**DIRECTIONS**. Repeat the data that follows, word for word, without the images.

**DATA LINES**.
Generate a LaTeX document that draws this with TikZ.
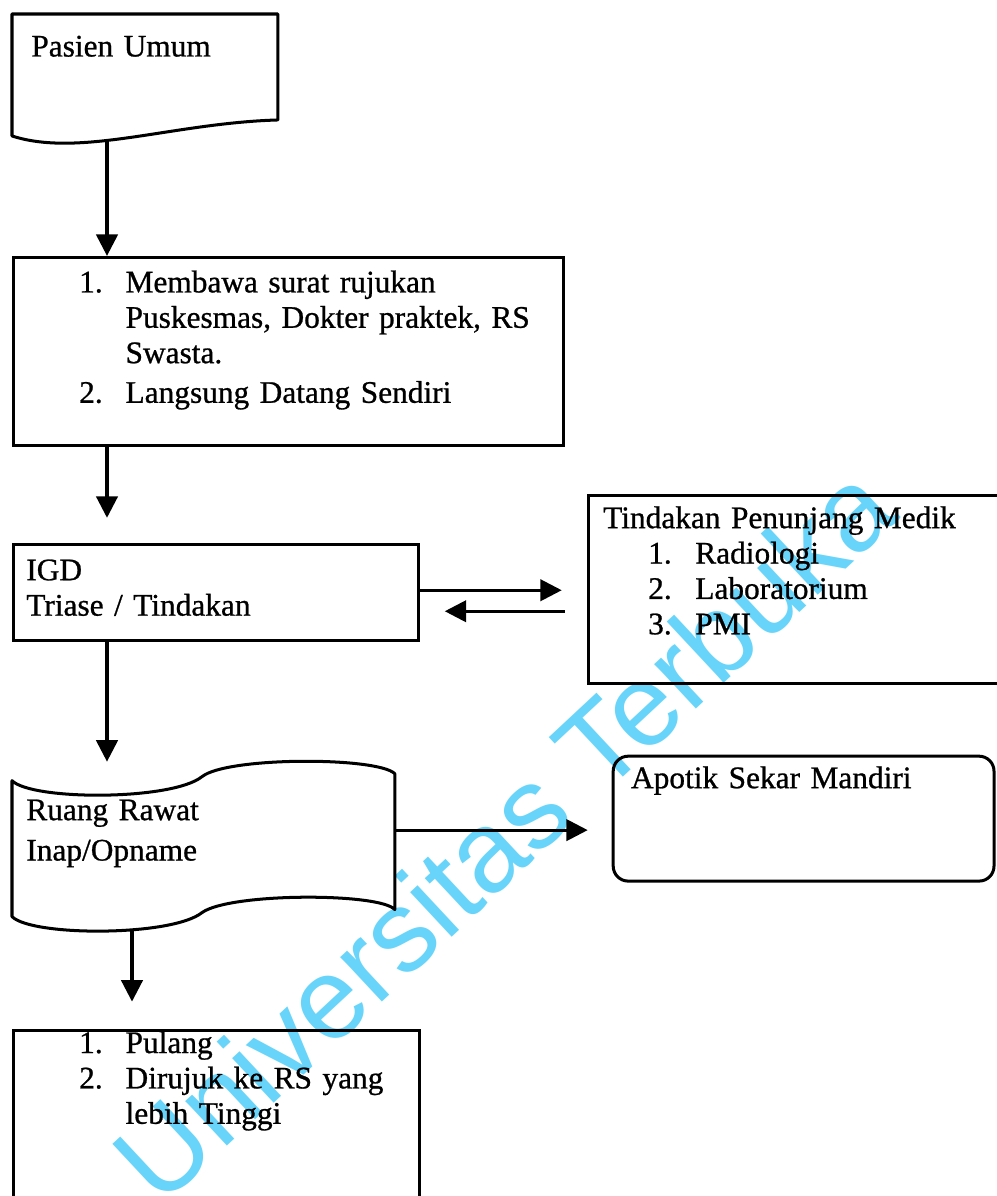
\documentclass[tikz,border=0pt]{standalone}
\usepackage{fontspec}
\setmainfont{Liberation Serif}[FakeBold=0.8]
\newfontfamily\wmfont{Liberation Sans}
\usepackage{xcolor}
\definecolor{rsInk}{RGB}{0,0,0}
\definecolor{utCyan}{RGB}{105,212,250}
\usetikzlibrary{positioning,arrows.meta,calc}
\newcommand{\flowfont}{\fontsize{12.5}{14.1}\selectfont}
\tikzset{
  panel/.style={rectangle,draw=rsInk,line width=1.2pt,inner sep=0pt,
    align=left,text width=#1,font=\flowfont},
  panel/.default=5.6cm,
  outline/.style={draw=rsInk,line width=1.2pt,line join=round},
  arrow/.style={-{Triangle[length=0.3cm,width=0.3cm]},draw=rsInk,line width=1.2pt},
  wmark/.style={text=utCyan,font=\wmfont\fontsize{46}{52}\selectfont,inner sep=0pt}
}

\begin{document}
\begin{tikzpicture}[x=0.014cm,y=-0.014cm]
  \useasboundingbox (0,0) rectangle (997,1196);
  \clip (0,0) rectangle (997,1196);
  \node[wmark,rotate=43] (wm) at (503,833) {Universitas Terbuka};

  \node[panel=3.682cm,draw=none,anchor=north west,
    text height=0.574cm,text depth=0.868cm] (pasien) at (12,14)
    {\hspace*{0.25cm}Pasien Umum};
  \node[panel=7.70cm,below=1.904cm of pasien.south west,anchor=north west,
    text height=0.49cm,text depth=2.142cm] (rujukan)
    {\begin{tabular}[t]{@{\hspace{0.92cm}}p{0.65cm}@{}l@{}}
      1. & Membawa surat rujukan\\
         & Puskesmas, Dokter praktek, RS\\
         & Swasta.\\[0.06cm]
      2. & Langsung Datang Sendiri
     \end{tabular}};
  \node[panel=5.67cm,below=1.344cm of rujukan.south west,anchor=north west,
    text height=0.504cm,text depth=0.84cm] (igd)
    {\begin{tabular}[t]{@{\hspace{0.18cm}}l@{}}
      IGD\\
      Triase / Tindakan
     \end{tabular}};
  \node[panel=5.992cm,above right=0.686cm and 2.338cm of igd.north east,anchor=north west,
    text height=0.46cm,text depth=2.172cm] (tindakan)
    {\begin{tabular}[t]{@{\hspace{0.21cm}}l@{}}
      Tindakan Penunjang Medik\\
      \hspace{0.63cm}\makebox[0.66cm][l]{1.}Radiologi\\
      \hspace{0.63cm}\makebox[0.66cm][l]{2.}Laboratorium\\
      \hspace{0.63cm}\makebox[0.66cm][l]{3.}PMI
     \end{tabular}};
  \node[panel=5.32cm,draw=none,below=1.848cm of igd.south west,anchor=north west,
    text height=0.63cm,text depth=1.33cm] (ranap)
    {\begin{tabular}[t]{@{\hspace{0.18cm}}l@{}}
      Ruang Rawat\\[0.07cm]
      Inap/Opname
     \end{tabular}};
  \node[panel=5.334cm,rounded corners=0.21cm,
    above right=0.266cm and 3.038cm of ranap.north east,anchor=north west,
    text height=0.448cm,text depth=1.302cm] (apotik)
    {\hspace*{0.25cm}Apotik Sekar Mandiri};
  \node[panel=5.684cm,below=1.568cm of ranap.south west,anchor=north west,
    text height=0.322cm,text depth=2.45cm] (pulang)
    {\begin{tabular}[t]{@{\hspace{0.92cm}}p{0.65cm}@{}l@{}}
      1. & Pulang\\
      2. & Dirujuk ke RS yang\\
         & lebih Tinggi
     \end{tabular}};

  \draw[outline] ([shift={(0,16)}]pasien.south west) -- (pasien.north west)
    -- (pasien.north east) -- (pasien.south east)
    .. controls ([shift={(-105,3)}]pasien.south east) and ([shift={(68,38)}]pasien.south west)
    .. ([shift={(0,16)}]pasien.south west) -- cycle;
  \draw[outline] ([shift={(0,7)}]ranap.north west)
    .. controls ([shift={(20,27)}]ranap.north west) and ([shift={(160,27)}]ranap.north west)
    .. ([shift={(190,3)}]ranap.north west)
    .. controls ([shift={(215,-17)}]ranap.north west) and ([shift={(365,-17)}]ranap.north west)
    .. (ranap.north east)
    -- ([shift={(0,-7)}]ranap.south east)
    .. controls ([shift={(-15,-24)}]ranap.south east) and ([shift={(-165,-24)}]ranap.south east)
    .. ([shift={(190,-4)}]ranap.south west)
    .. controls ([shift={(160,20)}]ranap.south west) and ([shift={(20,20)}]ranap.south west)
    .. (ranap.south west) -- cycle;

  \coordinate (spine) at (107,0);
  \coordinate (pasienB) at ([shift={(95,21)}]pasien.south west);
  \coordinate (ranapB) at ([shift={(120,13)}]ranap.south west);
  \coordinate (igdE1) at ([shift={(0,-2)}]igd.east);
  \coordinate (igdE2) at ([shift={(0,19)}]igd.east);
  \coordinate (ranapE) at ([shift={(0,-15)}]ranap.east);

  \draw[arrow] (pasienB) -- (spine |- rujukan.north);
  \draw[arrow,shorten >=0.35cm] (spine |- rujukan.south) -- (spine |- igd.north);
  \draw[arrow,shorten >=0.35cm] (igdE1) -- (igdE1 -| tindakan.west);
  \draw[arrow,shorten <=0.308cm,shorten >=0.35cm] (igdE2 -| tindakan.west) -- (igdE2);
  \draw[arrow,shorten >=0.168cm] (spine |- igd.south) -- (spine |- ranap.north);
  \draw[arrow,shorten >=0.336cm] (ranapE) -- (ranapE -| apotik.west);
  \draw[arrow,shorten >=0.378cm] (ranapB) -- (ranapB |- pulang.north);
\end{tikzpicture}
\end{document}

**SOLVED PROBLEM**.
Generate a LaTeX document that draws this with TikZ.
\documentclass[tikz,border=0pt]{standalone}
\usepackage{fontspec}
\setmainfont{Liberation Serif}[FakeBold=0.8]
\newfontfamily\wmfont{Liberation Sans}
\usepackage{xcolor}
\definecolor{rsInk}{RGB}{0,0,0}
\definecolor{utCyan}{RGB}{105,212,250}
\usetikzlibrary{positioning,arrows.meta,calc}
\newcommand{\flowfont}{\fontsize{12.5}{14.1}\selectfont}
\tikzset{
  panel/.style={rectangle,draw=rsInk,line width=1.2pt,inner sep=0pt,
    align=left,text width=#1,font=\flowfont},
  panel/.default=5.6cm,
  outline/.style={draw=rsInk,line width=1.2pt,line join=round},
  arrow/.style={-{Triangle[length=0.3cm,width=0.3cm]},draw=rsInk,line width=1.2pt},
  wmark/.style={text=utCyan,font=\wmfont\fontsize{46}{52}\selectfont,inner sep=0pt}
}

\begin{document}
\begin{tikzpicture}[x=0.014cm,y=-0.014cm]
  \useasboundingbox (0,0) rectangle (997,1196);
  \clip (0,0) rectangle (997,1196);
  \node[wmark,rotate=43] (wm) at (503,833) {Universitas Terbuka};

  \node[panel=3.682cm,draw=none,anchor=north west,
    text height=0.574cm,text depth=0.868cm] (pasien) at (12,14)
    {\hspace*{0.25cm}Pasien Umum};
  \node[panel=7.70cm,below=1.904cm of pasien.south west,anchor=north west,
    text height=0.49cm,text depth=2.142cm] (rujukan)
    {\begin{tabular}[t]{@{\hspace{0.92cm}}p{0.65cm}@{}l@{}}
      1. & Membawa surat rujukan\\
         & Puskesmas, Dokter praktek, RS\\
         & Swasta.\\[0.06cm]
      2. & Langsung Datang Sendiri
     \end{tabular}};
  \node[panel=5.67cm,below=1.344cm of rujukan.south west,anchor=north west,
    text height=0.504cm,text depth=0.84cm] (igd)
    {\begin{tabular}[t]{@{\hspace{0.18cm}}l@{}}
      IGD\\
      Triase / Tindakan
     \end{tabular}};
  \node[panel=5.992cm,above right=0.686cm and 2.338cm of igd.north east,anchor=north west,
    text height=0.46cm,text depth=2.172cm] (tindakan)
    {\begin{tabular}[t]{@{\hspace{0.21cm}}l@{}}
      Tindakan Penunjang Medik\\
      \hspace{0.63cm}\makebox[0.66cm][l]{1.}Radiologi\\
      \hspace{0.63cm}\makebox[0.66cm][l]{2.}Laboratorium\\
      \hspace{0.63cm}\makebox[0.66cm][l]{3.}PMI
     \end{tabular}};
  \node[panel=5.32cm,draw=none,below=1.848cm of igd.south west,anchor=north west,
    text height=0.63cm,text depth=1.33cm] (ranap)
    {\begin{tabular}[t]{@{\hspace{0.18cm}}l@{}}
      Ruang Rawat\\[0.07cm]
      Inap/Opname
     \end{tabular}};
  \node[panel=5.334cm,rounded corners=0.21cm,
    above right=0.266cm and 3.038cm of ranap.north east,anchor=north west,
    text height=0.448cm,text depth=1.302cm] (apotik)
    {\hspace*{0.25cm}Apotik Sekar Mandiri};
  \node[panel=5.684cm,below=1.568cm of ranap.south west,anchor=north west,
    text height=0.322cm,text depth=2.45cm] (pulang)
    {\begin{tabular}[t]{@{\hspace{0.92cm}}p{0.65cm}@{}l@{}}
      1. & Pulang\\
      2. & Dirujuk ke RS yang\\
         & lebih Tinggi
     \end{tabular}};

  \draw[outline] ([shift={(0,16)}]pasien.south west) -- (pasien.north west)
    -- (pasien.north east) -- (pasien.south east)
    .. controls ([shift={(-105,3)}]pasien.south east) and ([shift={(68,38)}]pasien.south west)
    .. ([shift={(0,16)}]pasien.south west) -- cycle;
  \draw[outline] ([shift={(0,7)}]ranap.north west)
    .. controls ([shift={(20,27)}]ranap.north west) and ([shift={(160,27)}]ranap.north west)
    .. ([shift={(190,3)}]ranap.north west)
    .. controls ([shift={(215,-17)}]ranap.north west) and ([shift={(365,-17)}]ranap.north west)
    .. (ranap.north east)
    -- ([shift={(0,-7)}]ranap.south east)
    .. controls ([shift={(-15,-24)}]ranap.south east) and ([shift={(-165,-24)}]ranap.south east)
    .. ([shift={(190,-4)}]ranap.south west)
    .. controls ([shift={(160,20)}]ranap.south west) and ([shift={(20,20)}]ranap.south west)
    .. (ranap.south west) -- cycle;

  \coordinate (spine) at (107,0);
  \coordinate (pasienB) at ([shift={(95,21)}]pasien.south west);
  \coordinate (ranapB) at ([shift={(120,13)}]ranap.south west);
  \coordinate (igdE1) at ([shift={(0,-2)}]igd.east);
  \coordinate (igdE2) at ([shift={(0,19)}]igd.east);
  \coordinate (ranapE) at ([shift={(0,-15)}]ranap.east);

  \draw[arrow] (pasienB) -- (spine |- rujukan.north);
  \draw[arrow,shorten >=0.35cm] (spine |- rujukan.south) -- (spine |- igd.north);
  \draw[arrow,shorten >=0.35cm] (igdE1) -- (igdE1 -| tindakan.west);
  \draw[arrow,shorten <=0.308cm,shorten >=0.35cm] (igdE2 -| tindakan.west) -- (igdE2);
  \draw[arrow,shorten >=0.168cm] (spine |- igd.south) -- (spine |- ranap.north);
  \draw[arrow,shorten >=0.336cm] (ranapE) -- (ranapE -| apotik.west);
  \draw[arrow,shorten >=0.378cm] (ranapB) -- (ranapB |- pulang.north);
\end{tikzpicture}
\end{document}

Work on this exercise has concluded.